The Call to Be Who You Are
"Be who you are,
and be that well."
~ Francis de Sales
And truly, how can we be anything but who we are?
As a child, I was once asked by a nun who was also my teacher, what I wished to be when I grew up. And I simply responded, "A saint."
Of course, I had no idea what that meant, but somehow I felt enamored by the lives of the many martyrs I read about. Today, I ask myself, "What was I thinking?"
But what I really think I meant, was that I was seeking a life of wholeness. I wanted to be the best person that I could possibly be, and in my childish understanding, I thought those people were saints - people who truly became the best human beings possible. Implicit in my understanding was a sort of perfection, that of course, I know now - does not exist.
"Be perfect, as your heavenly Father is perfect."
~ Matthew 5:48
Even so, we strive for something that at times seems elusive. Can it really be attained?
James Martin, SJ, in his book Jesus: A Pilgrimage, speaks of the magnetism of saints. When you think of a Mother Teresa of Calcutta, or a Pope Francis, you are simply drawn to them and their charismatic personalities.
But most of us will not leave lives of grandeur, but of quiet significance to those to whom we really matter. Even Mother Teresa was plagued by self-doubt and felt a tremendous absence of Divine Presence most of her life.
I believe we are all here for a reason. To be the best person that we can possibly be. And we all have unique gifts to contribute to make this world a better place. I believe we all receive this call to be who we are, and be that well. It's just that some of us choose to respond, and some of us do not...
This weekend, I received sad news about a very gifted friend who seemed destined for success in every way. He was a marvelous artist, yet he managed to squander his gifts and resources, and now is ill and destitute. I ask myself, how could this happen? How could he throw away all that talent? But we all know of someone who has...

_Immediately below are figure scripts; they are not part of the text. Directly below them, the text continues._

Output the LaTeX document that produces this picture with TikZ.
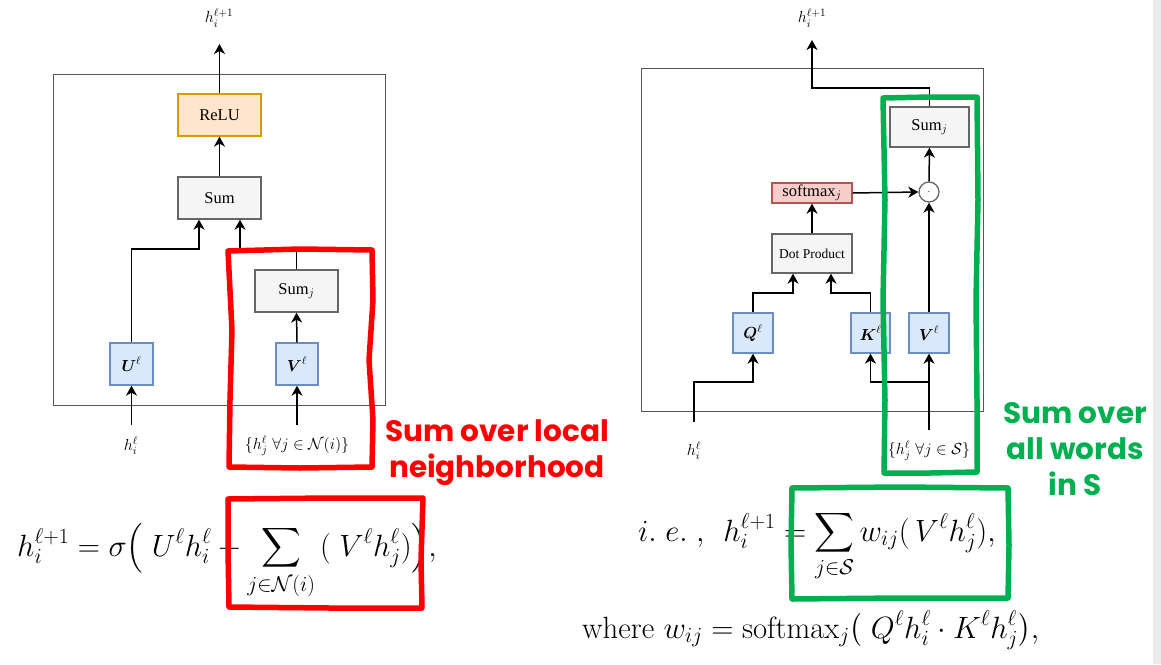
\RequirePackage{fix-cm}
\documentclass[tikz,border=0pt]{standalone}
\usepackage{amsmath}
\usepackage{graphicx}
\usepackage{fontspec}
\newfontfamily\tnr{Liberation Serif}
\newfontfamily\handfont{Poppins}
\usetikzlibrary{arrows.meta,calc}
\newcommand\dlft[2]{\mathopen{\hbox{$\nulldelimiterspace=0pt\left#1\vcenter to #2{}\right.$}}}
\newcommand\drgt[2]{\mathclose{\hbox{$\nulldelimiterspace=0pt\left.\vcenter to #2{}\right#1$}}}
\definecolor{greyfill}{HTML}{F5F5F5}
\definecolor{greyline}{HTML}{666666}
\definecolor{orfill}{HTML}{FFE6CC}
\definecolor{orline}{HTML}{D79B00}
\definecolor{blfill}{HTML}{DAE8FC}
\definecolor{blline}{HTML}{6C8EBF}
\definecolor{rdfill}{HTML}{F8CECC}
\definecolor{rdline}{HTML}{B85450}
\definecolor{framecol}{HTML}{555555}
\definecolor{annred}{HTML}{FF0000}
\definecolor{anngreen}{HTML}{00B050}
\definecolor{strip}{HTML}{EBEBEB}
\tikzset{
  box/.style={draw, line width=1.3pt, inner sep=0pt, anchor=center,
    font=\tnr\fontsize{16.5}{19}\selectfont},
  greybox/.style={box, fill=greyfill, draw=greyline},
  orbox/.style={box, fill=orfill, draw=orline},
  blbox/.style={box, fill=blfill, draw=blline, font=\fontsize{16}{19}\selectfont},
  rdbox/.style={box, fill=rdfill, draw=rdline},
  lbl/.style={inner sep=0pt, font=\fontsize{16}{19}\selectfont},
  arr/.style={line width=1.5pt, -{Stealth[length=10pt,width=11pt,inset=3pt]}},
  frame/.style={draw=framecol, line width=1pt},
  hand/.style={line width=5.5pt, line join=round, line cap=round},
  eq/.style={inner sep=0pt, anchor=base west, font=\fontsize{27.7}{33}\selectfont},
  ann/.style={inner sep=0pt, align=center, font=\handfont\bfseries\fontsize{29.5}{36}\selectfont}
}
\begin{document}
\begin{tikzpicture}[x=1pt,y=-1pt]
\useasboundingbox (0,0) rectangle (1161,664);
\fill[white] (0,0) rectangle (1161,664);
\fill[strip] (1153,0) rectangle (1161,664);

% ---------------- left diagram ----------------
\draw[frame] (53,74) rectangle (385,405);
\node[orbox, minimum width=83pt, minimum height=42pt] (relu) at (219.5,115) {ReLU};
\node[greybox, minimum width=83pt, minimum height=42pt] (sumL) at (219.5,198) {Sum};
\node[greybox, minimum width=83pt, minimum height=42pt] (sumjL) at (296.5,291) {Sum$_j$};
\node[blbox, minimum width=43pt, minimum height=42pt] (UL) at (131.5,364) {$\boldsymbol{U}^{\ell}$};
\node[blbox, minimum width=42pt, minimum height=42pt] (VL) at (297,364) {$\boldsymbol{V}^{\ell}$};
\node[lbl] (outL) at (219,18) {$h_i^{\ell+1}$};
\node[lbl] (inUL) at (131,446) {$h_i^{\ell}$};
\node[lbl] (inVL) at (297,446) {$\{h_j^{\ell}\ \forall j \in \mathcal{N}(i)\}$};
\coordinate (outLc) at (219.5,44);
\coordinate (jL1) at (199,249);
\coordinate (jL2) at (240,249);
\coordinate (uinL) at (131.5,425);
\coordinate (vinL) at (297,425);
\draw[arr] (relu.north) -- (outLc);
\draw[arr] (sumL.north) -- (relu.south);
\draw[arr] (UL.north) |- (jL1) -- (jL1 |- sumL.south);
\draw[arr] (sumjL.north) |- (jL2) -- (jL2 |- sumL.south);
\draw[arr] (VL.north) -- (sumjL.south);
\draw[arr] (uinL) -- (UL.south);
\draw[arr] (vinL) -- (VL.south);

% ---------------- right diagram ----------------
\draw[frame] (641,68) rectangle (983,411);
\node[greybox, minimum width=79pt, minimum height=40pt] (sumjR) at (929.5,127) {Sum$_j$};
\node[draw=greyline, fill=white, line width=1.3pt, circle, minimum size=20pt, inner sep=0pt,
      font=\fontsize{10}{12}\selectfont] (odot) at (929,192) {$\cdot$};
\node[rdbox, minimum width=80pt, minimum height=20pt] (soft) at (812,193) {softmax$_j$};
\node[greybox, minimum width=80pt, minimum height=39pt, font=\tnr\fontsize{13.5}{16}\selectfont] (dotp) at (812,253.5) {Dot Product};
\node[blbox, minimum width=40pt, minimum height=40pt] (Q) at (753,333) {$\boldsymbol{Q}^{\ell}$};
\node[blbox, minimum width=39pt, minimum height=40pt] (K) at (870.5,333) {$\boldsymbol{K}^{\ell}$};
\node[blbox, minimum width=40pt, minimum height=40pt] (VR) at (929,333) {$\boldsymbol{V}^{\ell}$};
\node[lbl] (outR) at (812,18) {$h_i^{\ell+1}$};
\node[lbl] (inQ) at (694,451) {$h_i^{\ell}$};
\node[lbl] (inVR) at (929,451) {$\{h_j^{\ell}\ \forall j \in \mathcal{S}\}$};
\coordinate (cR) at (812,88);
\coordinate (outRc) at (812,40);
\coordinate (qd) at (793,293);
\coordinate (kd) at (831,293);
\coordinate (hin) at (694,422);
\coordinate (qb) at (753,382);
\coordinate (vin) at (929,430);
\coordinate (kb) at (929,382);
\draw[arr] (sumjR.north) |- (cR) -- (outRc);
\draw[arr] (odot.north) -- (sumjR.south);
\draw[arr] (soft.east) -- (odot.west);
\draw[arr] (dotp.north) -- (soft.south);
\draw[arr] (VR.north) -- (odot.south);
\draw[arr] (Q.north) |- (qd) -- (qd |- dotp.south);
\draw[arr] (K.north) |- (kd) -- (kd |- dotp.south);
\draw[arr] (hin) |- (qb) -- (Q.south);
\draw[arr] (vin) -- (VR.south);
\draw[arr] (kb) -| (K.south);

% ---------------- equations ----------------
\node[eq] (eqL) at (17,556) {\scalebox{1.11}{$\displaystyle h_i^{\ell+1} = \sigma\dlft({39pt}\;U^{\ell} h_i^{\ell} + \sum_{j\in\mathcal{N}(i)} \,(\;V^{\ell} h_j^{\ell})\drgt){39pt},$}};
\node[eq] (eqR1) at (638,541) {\scalebox{1.11}{$\displaystyle i.\;e.\;,\;\, h_i^{\ell+1} = \sum_{j\in\mathcal{S}} w_{ij}(\,V^{\ell} h_j^{\ell}),$}};
\node[eq] (eqR2) at (582,638) {\scalebox{1.11}{$\displaystyle \text{where } w_{ij} = \mathrm{softmax}_j\dlft({31.5pt}\;Q^{\ell} h_i^{\ell}\cdot K^{\ell} h_j^{\ell}\drgt){31.5pt},$}};

% ---------------- annotations ----------------
\node[ann, text=annred] (annL) at (497,453) {Sum over local\\neighborhood};
\node[ann, text=anngreen] (annR) at (1075,449) {Sum over\\all words\\in S};

\draw[hand, annred] (228,251) -- (300,249) -- (372,250) -- (373,300) -- (369,360) -- (373,420) -- (372,467) -- (300,468) -- (229,467) -- (230,400) -- (232,330) -- cycle;
\draw[hand, annred] (228,499) -- (330,498) -- (423,498) -- (421,560) -- (422,608) -- (330,608) -- (229,607) -- (228,550) -- cycle;
\draw[hand, anngreen] (883,98) -- (930,97) -- (977,97) -- (978,200) -- (976,300) -- (977,400) -- (977,472) -- (930,473) -- (884,473) -- (885,400) -- (883,300) -- (885,200) -- cycle;
\draw[hand, anngreen] (792,488) -- (900,487) -- (1008,488) -- (1009,545) -- (1008,598) -- (900,598) -- (792,599) -- (791,545) -- cycle;
\end{tikzpicture}
\end{document}
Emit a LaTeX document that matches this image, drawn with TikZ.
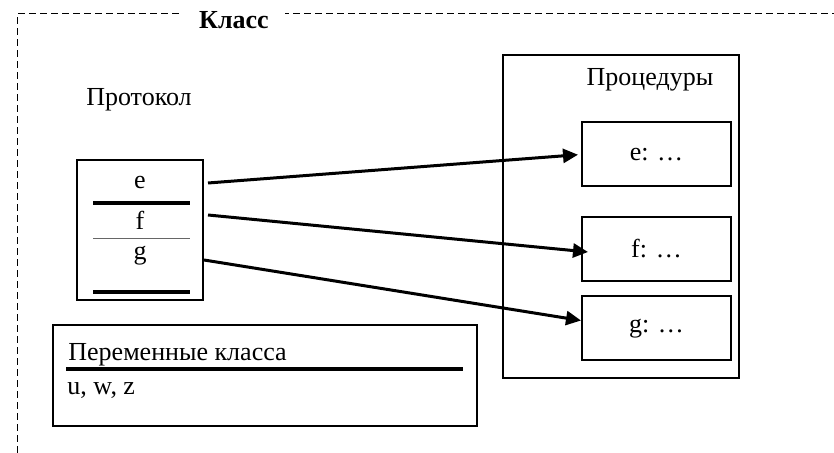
\documentclass[tikz,border=0pt]{standalone}
\usepackage{fontspec}
\setmainfont{Liberation Serif}
\usepackage{tikz}
\usetikzlibrary{positioning,calc,arrows.meta}

\begin{document}
\fontsize{13}{15.6}\selectfont
\begin{tikzpicture}[x=0.5pt,y=-0.5pt,
  box/.style={draw,line width=1pt,rectangle,inner sep=0pt},
  procbox/.style={box,minimum width=74.5pt,minimum height=32pt},
  thickbar/.style={line width=2pt},
  thinbar/.style={line width=0.4pt,black!60},
  link/.style={-{Triangle[length=7.5pt,width=7pt]},line width=1.5pt}]
\useasboundingbox (0,0) rectangle (834,453);
% dashed frame of the class, only top and left side visible
\draw[line width=0.5pt,dash pattern=on 3.5pt off 2pt] (17,453) -- (17,14) -- (834,14);
\node[fill=white,inner xsep=8pt,inner ysep=1pt,font=\bfseries] (cls) at (234,20) {Класс};
% protocol
\node (ptitle) at (139,100) {Протокол};
\node[box,minimum width=63pt,minimum height=70pt] (proto) at (140,230) {};
\node (le) at (140,183) {e};
\node (lf) at (140,220) {f};
\node (lg) at (140,256) {g};
\draw[thickbar] (93,203) -- (190,203);
\draw[thinbar] (93,238) -- (190,238);
\draw[thickbar] (93,292) -- (190,292);
% procedures
\node[box,minimum width=118pt,minimum height=161.5pt] (procs) at (621,216.5) {};
\node (qtitle) at (650,80) {Процедуры};
\node[procbox] (pe) at (656.5,154.5) {e: \dots};
\node[procbox] (pf) at (656.5,249) {f: \dots};
\node[procbox] (pg) at (656.5,328.5) {g: \dots};
% class variables
\node[box,minimum width=212pt,minimum height=50.5pt] (vars) at (265,375.5) {};
\node[anchor=west,inner sep=0pt] (vtitle) at (68,355) {Переменные класса};
\node[anchor=west,inner sep=0pt] (vlist) at (67,391) {u, w, z};
\draw[thickbar] (66,369) -- (463,369);
% the arrows
\draw[link,shorten >=1.5pt] ([xshift=2pt]proto.east |- le.center) -- (pe.west);
\draw[link] ([xshift=2pt,yshift=2.5pt]proto.east |- lf.center) -- ([xshift=3.5pt,yshift=-1.5pt]pf.west);
\draw[link] ([yshift=-2pt]proto.east |- lg.center) -- ([yshift=4pt]pg.west);
\end{tikzpicture}
\end{document}
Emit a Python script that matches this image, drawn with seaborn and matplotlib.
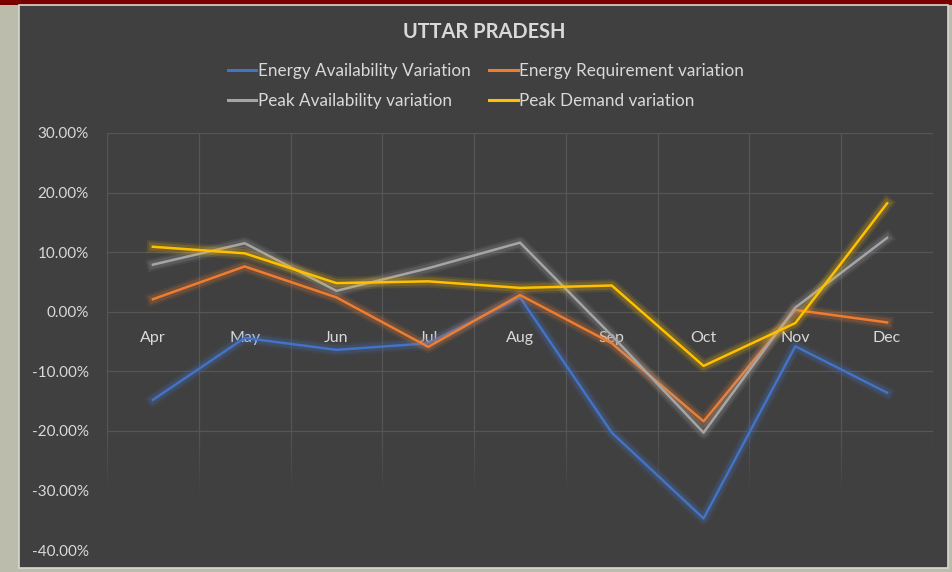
import numpy as np
import pandas as pd
import matplotlib
matplotlib.use("Agg")
import matplotlib.pyplot as plt
import matplotlib.patheffects as pe
from matplotlib.patches import Rectangle
from matplotlib.ticker import FuncFormatter
import seaborn as sns

# data (percent variation by month)
months = ["Apr", "May", "Jun", "Jul", "Aug", "Sep", "Oct", "Nov", "Dec"]
energy_avail = [-14.8, -4.4, -6.4, -5.3, 2.4, -20.3, -34.7, -5.8, -13.6]
energy_req = [2.1, 7.6, 2.4, -5.9, 2.8, -5.3, -18.4, 0.3, -1.8]
peak_avail = [7.9, 11.5, 3.5, 7.3, 11.6, -4.0, -20.3, 0.7, 12.4]
peak_demand = [10.9, 9.8, 4.8, 5.1, 4.0, 4.4, -9.1, -1.9, 18.2]

series_names = ["Energy Availability Variation", "Energy Requirement variation",
                "Peak Availability variation", "Peak Demand variation"]
series_colors = ["#4472C4", "#ED7D31", "#A5A5A5", "#FFC000"]

df = pd.DataFrame({
    "month": months * 4,
    "value": energy_avail + energy_req + peak_avail + peak_demand,
    "series": np.repeat(series_names, len(months)),
})

W, H = 952, 572
fig = plt.figure(figsize=(W / 100, H / 100), dpi=100)
fig.patch.set_facecolor("#bcbcac")

# frame: red band on top, dark chart panel
fig.patches.append(Rectangle((0, 1 - 5 / H), 1, 5 / H, transform=fig.transFigure,
                             facecolor="#7a0000", edgecolor="none", zorder=-10))
fig.patches.append(Rectangle((19 / W, 4 / H), 929 / W, 563 / H, transform=fig.transFigure,
                             facecolor="#404040", edgecolor="#d8d8d0", linewidth=1.2, zorder=-10))

text_col = "#d9d9d9"
grid_col = "#565656"
font = ["Lato", "DejaVu Sans"]

ax = fig.add_axes([107 / W, 1 - 550 / H, (933 - 107) / W, (550 - 133) / H])
ax.set_facecolor("none")
ax.set_zorder(2)

yticks = np.arange(-40, 31, 10)
bounds = np.arange(-0.5, len(months), 1)

# gridlines, fading out below -20%
ax.hlines(yticks[yticks >= -20], -0.5, len(months) - 0.5, color=grid_col, linewidth=0.9, zorder=0)
ax.vlines(bounds, -20, 30, color=grid_col, linewidth=0.9, zorder=0)
fade = np.linspace(-20, -31, 12)
for i in range(len(fade) - 1):
    ax.vlines(bounds, fade[i + 1], fade[i], color=grid_col, linewidth=0.9,
              alpha=1 - (i + 1) / len(fade), zorder=0)

sns.lineplot(data=df, x="month", y="value", hue="series", hue_order=series_names,
             palette=series_colors, sort=False, linewidth=1.8, ax=ax, legend=False)

for line, c in zip(ax.lines, series_colors):
    line.set_path_effects([
        pe.Stroke(linewidth=9, foreground=c, alpha=0.10),
        pe.Stroke(linewidth=6, foreground=c, alpha=0.18),
        pe.Normal(),
    ])

ax.set_xlim(-0.5, len(months) - 0.5)
ax.set_ylim(-40, 30)
ax.set_yticks(yticks)
ax.yaxis.set_major_formatter(FuncFormatter(lambda v, p: f"{v:.2f}%"))
ax.grid(False)

ax.spines["bottom"].set_position(("data", 0))
for s in ax.spines.values():
    s.set_visible(False)
ax.tick_params(axis="both", which="both", length=0)
ax.tick_params(axis="x", pad=14, labelsize=11.5, colors=text_col)
ax.tick_params(axis="y", pad=13, labelsize=11, colors=text_col)
for lbl in ax.get_xticklabels() + ax.get_yticklabels():
    lbl.set_family(font)
ax.set_xlabel("")
ax.set_ylabel("")

fig.text(484 / W, 1 - 32 / H, "UTTAR PRADESH", ha="center", va="center",
         fontsize=14.4, fontweight="bold", color=text_col, family=font)

# legend filled column-wise: two rows, Energy pair on top
order = [0, 2, 1, 3]
handles = [plt.Line2D([], [], color=series_colors[i], linewidth=2.2) for i in order]
labels = [series_names[i] for i in order]
leg = fig.legend(handles, labels, ncol=2, loc="center", bbox_to_anchor=(486 / W, 1 - 86 / H),
                 frameon=False, handlelength=1.65, handletextpad=0.1, columnspacing=1.1,
                 labelspacing=0.8, prop={"family": font, "size": 12.3})
for t in leg.get_texts():
    t.set_color(text_col)

fig.savefig("out.png", dpi=100, facecolor=fig.get_facecolor())
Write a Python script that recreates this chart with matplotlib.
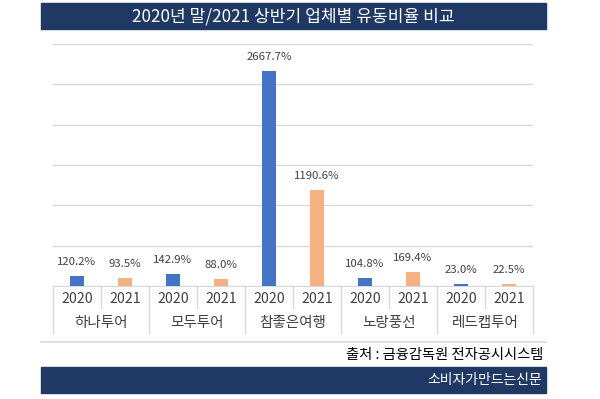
import matplotlib
matplotlib.use("Agg")
import matplotlib.pyplot as plt
import matplotlib.transforms as mtransforms
from matplotlib.patches import Rectangle
from matplotlib.lines import Line2D

plt.rcParams['font.family'] = ['Noto Sans CJK KR', 'DejaVu Sans']

title = "2020년 말/2021 상반기 업체별 유동비율 비교"
companies = ["하나투어", "모두투어", "참좋은여행", "노랑풍선", "레드캡투어"]
years = ["2020", "2021"]
values_2020 = [120.2, 142.9, 2667.7, 104.8, 23.0]
values_2021 = [93.5, 88.0, 1190.6, 169.4, 22.5]
source = "출처 : 금융감독원 전자공시시스템"
footer = "소비자가만드는신문"

W, H = 600, 399
fig = plt.figure(figsize=(6, 3.99), dpi=100)
fig.patch.set_facecolor("white")

def fx(px):
    return px / W

def fy(py):
    return (H - py) / H

navy = "#203864"
blue = "#4472C4"
orange = "#F4B183"
grid_c = "#D9D9D9"
txt_c = "#404040"

# title bar
fig.patches.append(Rectangle((fx(41), fy(29)), fx(546) - fx(41), fy(3) - fy(29),
                             transform=fig.transFigure, color=navy, zorder=0))
fig.text(fx(293.5), fy(16.5), title, color="white", fontsize=12.3,
         ha="center", va="center")

# axes
ax = fig.add_axes([fx(53), fy(286), fx(533) - fx(53), fy(44) - fy(286)])
ax.set_ylim(0, 3000)
ax.set_xlim(-0.5, 2 * len(companies) - 0.5)
ax.set_yticks(range(0, 3001, 500))
ax.yaxis.grid(True, color=grid_c, linewidth=1)
ax.set_axisbelow(True)
for s in ["left", "right", "top"]:
    ax.spines[s].set_visible(False)
ax.spines["bottom"].set_color(grid_c)
ax.tick_params(left=False, labelleft=False, bottom=False, labelbottom=False)

xs = []
vals = []
cols = []
for i in range(len(companies)):
    for j, arr in enumerate([values_2020, values_2021]):
        xs.append(2 * i + j)
        vals.append(arr[i])
        cols.append(blue if j == 0 else orange)

ax.bar(xs, vals, width=0.31, color=cols, zorder=3)
for x, v in zip(xs, vals):
    ax.annotate(f"{v:.1f}%", (x, v), xytext=(0, 10.1), textcoords="offset points",
                ha="center", va="center", fontsize=8.2, color=txt_c)

# category axis (two levels)
tr = mtransforms.blended_transform_factory(ax.transData, fig.transFigure)
n = 2 * len(companies)
for k in range(n + 1):
    x = k - 0.5
    bottom = 333 if k % 2 == 0 else 308
    fig.add_artist(Line2D([x, x], [fy(286), fy(bottom)], transform=tr,
                          color=grid_c, linewidth=1))
for x in xs:
    ax.text(x, fy(299), years[x % 2], transform=tr, ha="center", va="center",
            fontsize=10.2, color=txt_c)
for i, c in enumerate(companies):
    ax.text(2 * i + 0.5, fy(323), c, transform=tr, ha="center", va="center",
            fontsize=10.5, color=txt_c)

# separator line and source
fig.add_artist(Line2D([fx(41), fx(546)], [fy(341.5), fy(341.5)],
                      transform=fig.transFigure, color=grid_c, linewidth=1.2))
fig.text(fx(543), fy(355), source, color="black", fontsize=10.3,
         ha="right", va="center")

# footer bar
fig.patches.append(Rectangle((fx(41), fy(393)), fx(546) - fx(41), fy(367) - fy(393),
                             transform=fig.transFigure, color=navy, zorder=0))
fig.text(fx(542), fy(380), footer, color="white", fontsize=10,
         ha="right", va="center")

fig.savefig("out.png", dpi=100, facecolor="white")
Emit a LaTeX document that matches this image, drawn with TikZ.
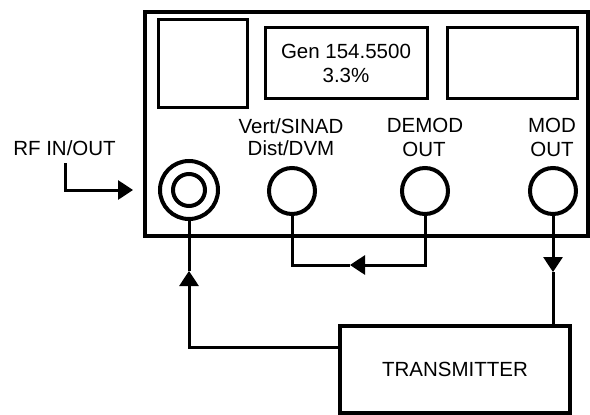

We receive a call to be who we are. We may strive and at time fail to embody this goal. We can allow ourselves to wallow in our failures or we can pick ourselves up, dust ourselves off, and begin again.
The path to wholeness is not an easy one. It is seldom romantic. It is filled with disappointments. But it doesn't matter. We are not defined by our limitations. Like the Anonymous author of the Cloud of Unknowing, a 14th century spiritual classic, I do believe, that God does not see with His all merciful eyes who we are in every instance of our lives, but who we strive to be. And this fills me with tremendous hope. And love.
Answer the call to be who you are. It is never too late!